Yes, I love the Olympics. I love watching the world’s greatest athletes perform on the biggest stage imaginable. I love getting to know these athletes, their stories, their struggles, their dreams. I love being able to root for complete strangers, hoping to see their dreams realized. I don’t care if it is swimming or rowing, gymnastics or fencing, sprinting or cycling – I love it all. Some of them succeed. Others fail. But, there is no other event where one can see the pure, unadulterated emotion that these athletes share with us - whether that is the absolute joy of victory or the crushing pain of defeat. It really is an awesome display of human emotion and drive.
While there is no denying that I enjoy the competitive aspect of the Olympic Games, what is even more important for me are the personal memories I associate with each games. I know, I’m a sentimental dolt. Yet, the Olympics help to provide a framework, a moment in time, for me to look back happily on some of my fondest memories – memories of who I am, who I was, and of who I was becoming. They provide another example of how time moves so quickly, reminding me that – no matter how much money I make or save – it is not money but ”time” that is our most precious asset.
My Olympic Memories
I was only 2o-years old when Michael Phelps competed at his first Olympics in Sydney, Australia. He was 15. Those Olympics remind me of the summer I spent in Colorado, and my friends from Australia who worked with me there. I often wonder what became of Shane and Kat, but I have no way of knowing now. I remember the hours spent watching curling with my roommates during the 2002 Olympic Winter Games in Salt Lake City, rushing home from rehearsals to watch the late night rebroadcast until the wee hours of the morning. The 2004 Athens Summer Games marked the end of one chapter in my life, acting, and the beginning of another – meeting my future wife. I’ll never forget watching the 2008 Beijing Summer Olympics in my new house with Holly. I’d come home from work each night and sit in our living room, glued to the television as we cheered on Michael Phelps as he swam to 8 gold medals. I remember that Holly was just a few weeks pregnant then, but we did not know it.
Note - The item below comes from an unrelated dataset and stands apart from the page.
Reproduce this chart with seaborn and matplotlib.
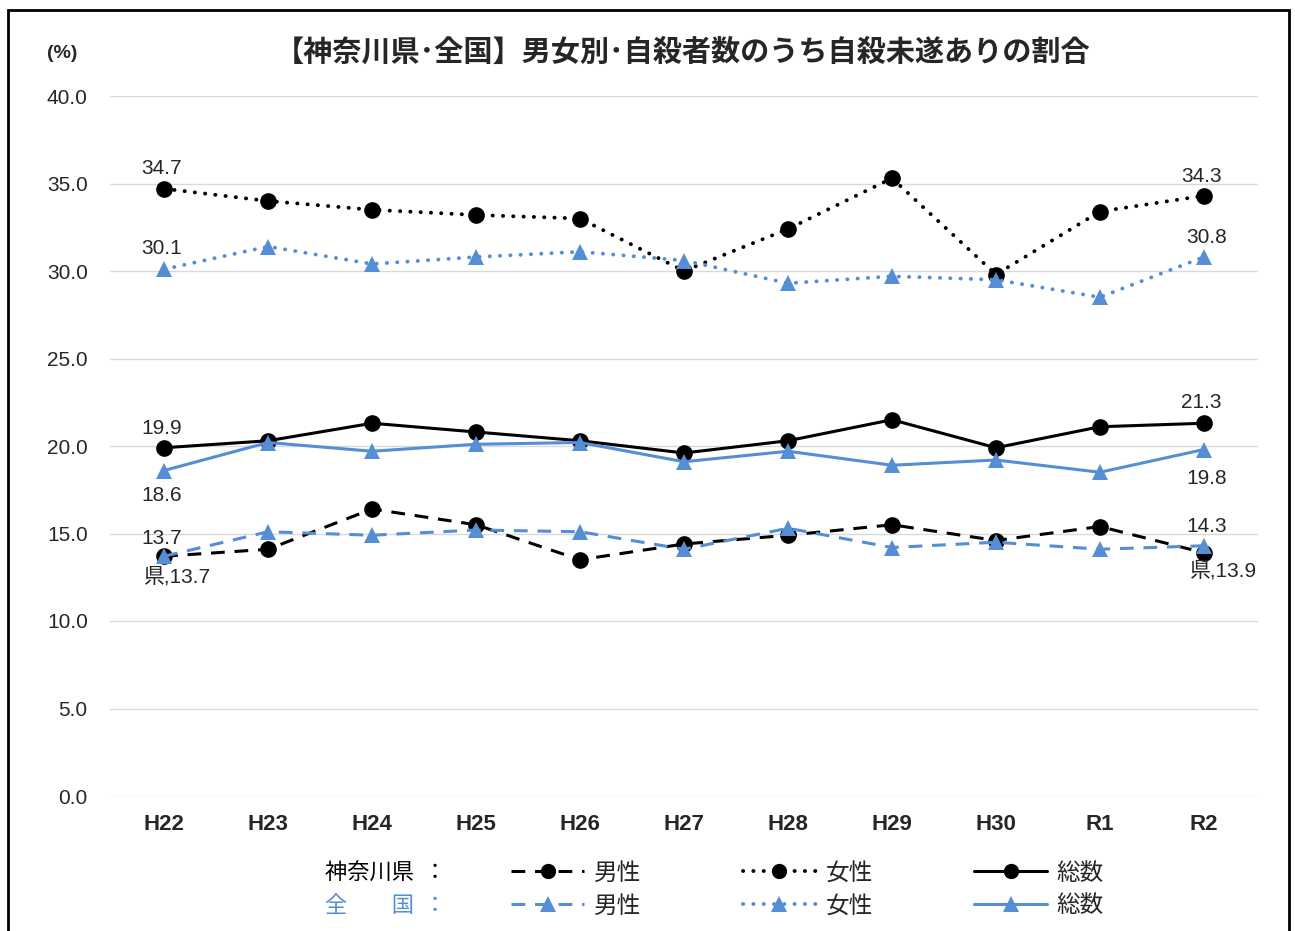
import numpy as np
import pandas as pd
import seaborn as sns
import matplotlib.pyplot as plt
from matplotlib.lines import Line2D
from matplotlib.patches import Rectangle

# 神奈川県・全国 男女別 自殺未遂ありの割合

years = ['H22', 'H23', 'H24', 'H25', 'H26', 'H27', 'H28', 'H29', 'H30', 'R1', 'R2']

kana_male = [13.7, 14.1, 16.4, 15.5, 13.5, 14.4, 14.9, 15.5, 14.6, 15.4, 13.9]
kana_female = [34.7, 34.0, 33.5, 33.2, 33.0, 30.0, 32.4, 35.3, 29.8, 33.4, 34.3]
kana_total = [19.9, 20.3, 21.3, 20.8, 20.3, 19.6, 20.3, 21.5, 19.9, 21.1, 21.3]

zen_male = [13.7, 15.1, 14.9, 15.2, 15.1, 14.1, 15.3, 14.2, 14.5, 14.1, 14.3]
zen_female = [30.1, 31.4, 30.4, 30.8, 31.1, 30.6, 29.3, 29.7, 29.5, 28.5, 30.8]
zen_total = [18.6, 20.2, 19.7, 20.1, 20.2, 19.1, 19.7, 18.9, 19.2, 18.5, 19.8]

BLUE = '#558ed5'

sns.set_style('white')
plt.rcParams['font.family'] = ['Liberation Sans', 'Noto Sans CJK JP', 'DejaVu Sans']

fig = plt.figure(figsize=(12.95, 9.31), dpi=100)
ax = fig.add_axes([110 / 1295, 1 - 796 / 931, (1258 - 110) / 1295, (796 - 96) / 931])

x = np.arange(len(years))
dotted = (0, (0.05, 2.6))
dashed = (0, (4.5, 3.2))

series = [
    (kana_male, 'black', dashed, 'o', 'butt', 2.2),
    (kana_female, 'black', dotted, 'o', 'round', 2.8),
    (kana_total, 'black', '-', 'o', 'butt', 2.2),
    (zen_male, BLUE, dashed, '^', 'butt', 2.2),
    (zen_female, BLUE, dotted, '^', 'round', 2.8),
    (zen_total, BLUE, '-', '^', 'butt', 2.2),
]

for vals, col, ls, mk, cap, lw in series:
    df = pd.DataFrame({'x': x, 'y': vals})
    sns.lineplot(data=df, x='x', y='y', ax=ax, color=col, marker=mk,
                 markersize=12, markeredgewidth=0, linewidth=lw)
    ln = ax.lines[-1]
    ln.set_linestyle(ls)
    ln.set_dash_capstyle(cap)

ax.set_xlim(-0.52, 10.52)
ax.set_ylim(0, 40)
yt = np.arange(0, 40.1, 5)
ax.set_yticks(yt)
ax.set_yticklabels([f'{v:.1f}' for v in yt], fontsize=15)
ax.set_xticks(x)
ax.set_xticklabels(years, fontsize=16, fontweight='bold')
ax.tick_params(axis='y', length=0, pad=16)
ax.tick_params(axis='x', length=0, pad=13)
ax.set_xlabel('')
ax.set_ylabel('')
ax.grid(axis='y', color='#d9d9d9', linewidth=1)
ax.grid(axis='x', visible=False)
for s in ax.spines.values():
    s.set_visible(False)

# data labels at both ends
lab = dict(fontsize=15, ha='center', textcoords='offset points')
ax.annotate('34.7', (0, kana_female[0]), xytext=(-2, 8), va='bottom', **lab)
ax.annotate('30.1', (0, zen_female[0]), xytext=(-2, 8), va='bottom', **lab)
ax.annotate('19.9', (0, kana_total[0]), xytext=(-2, 7), va='bottom', **lab)
ax.annotate('18.6', (0, zen_total[0]), xytext=(-2, -11), va='top', **lab)
ax.annotate('13.7', (0, zen_male[0]), xytext=(-2, 6), va='bottom', **lab)
ax.annotate('県,13.7', (0, kana_male[0]), xytext=(10, -8), va='top', **lab)
ax.annotate('34.3', (10, kana_female[-1]), xytext=(-2, 7), va='bottom', **lab)
ax.annotate('30.8', (10, zen_female[-1]), xytext=(2, 7), va='bottom', **lab)
ax.annotate('21.3', (10, kana_total[-1]), xytext=(-2, 8), va='bottom', **lab)
ax.annotate('19.8', (10, zen_total[-1]), xytext=(2, -14), va='top', **lab)
ax.annotate('14.3', (10, zen_male[-1]), xytext=(2, 7), va='bottom', **lab)
ax.annotate('県,13.9', (10, kana_male[-1]), xytext=(14, -6), va='top', **lab)

fig.text(683 / 1295, 1 - 52 / 931, '【神奈川県･全国】男女別･自殺者数のうち自殺未遂ありの割合',
         ha='center', va='center', fontsize=21, fontweight='bold',
         family=['Noto Sans CJK JP', 'DejaVu Sans'])
fig.text(62 / 1295, 1 - 53 / 931, '(%)', ha='center', va='center', fontsize=14,
         fontweight='bold')

# legend, two rows
labels = ['男性', '女性', '総数']
for col, mk, name, ypx, tcol in [
        ('black', 'o', '神奈川県  ：', 873, 'black'),
        (BLUE, '^', '全　　国  ：', 906, BLUE)]:
    handles = []
    for ls, cap, lw in [(dashed, 'butt', 2.2), (dotted, 'round', 2.8), ('-', 'butt', 2.2)]:
        h = Line2D([], [], color=col, linestyle=ls, marker=mk, markersize=11,
                   markeredgewidth=0, linewidth=lw, dash_capstyle=cap)
        handles.append(h)
    fig.legend(handles, labels, loc='center left', ncol=3,
                bbox_to_anchor=(490 / 1295, 1 - ypx / 931), frameon=False,
                handlelength=3.1, handletextpad=0.4, columnspacing=4.3,
                prop={'family': 'Noto Sans CJK JP', 'size': 17})
    fig.text(325 / 1295, 1 - ypx / 931, name, ha='left', va='center', fontsize=16,
             color=tcol, family=['Noto Sans CJK JP', 'DejaVu Sans'])

# outer frame
fig.add_artist(Rectangle((8 / 1295, -0.02), (1289 - 8) / 1295, 1.02 - 10 / 931,
                         transform=fig.transFigure, fill=False, edgecolor='black',
                         linewidth=2))

fig.savefig('out.png', dpi=100)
And now, I’ll have the memories from these London Olympic Games as well. Four years from now, while I’ll fondly remember the names of Phelps, Bolt, and Douglas, I’ll look back and think of my young family. I’ll think about how my oldest daughter saw the “swimming divers” perform their acrobatics from a 3-meter springboard for the first time. I’ll remember her face as she looked on in awe, saying, “Whoa! Daddy, will they do that again?!?” I’ll remember staying up late with her so that she could see the best gymnasts in the world perform their routines. I’ll remember sitting on my couch, watching my two little girls play in front of the television while I watched the U.S. women win our country’s first water polo gold. I’ll remember the time that my wife and I worked hard on a blossoming little blog, a hobby that we enjoyed together. Hopefully, this little hobby of ours will still be around four years from now.
Time Moves Quickly
Four years seems like such a long time, but it really goes by in the blink of an eye. By the time that the Rio Summer Olympic Games come around four years from now, we plan on having our house paid off. We may even be in our dream house by then, a house we will have paid for in cash. Both of our girls will be in school, possibly starting to dream Olympic dreams of their own. Will my girls grow-up to be another Gabby Douglas, Missy Franklin, or Hope Solo? Will girls around the world someday dream of being just like them, saying, “Whoa Daddy! Will she do that again?” I don’t have any idea. However, I know that their Olympics could be just a few cycles away. Time goes by so fast.
So, farewell to the London Summer Olympic Games of 2012. Thank you to the athletes for sharing your gifts with us for these past two weeks. Thank you for serving as a reference point in time, a point that I may look back and remember my young family during the greatest year of our life. Thank you for reminding me that everyday we experience many different moments – some good and some bad. Regardless of whether the moments are good or bad, these moments make us who we are. And, once those moments are gone, they are gone forever, living on only in our memories. London, thank you for hosting a great Olympic Games. So, while I’ll be excited to experience it all again in Sochi and Rio, I’d be remiss if I said that I can’t wait for those games to begin. For time goes by so quickly, but it is the most precious asset we have.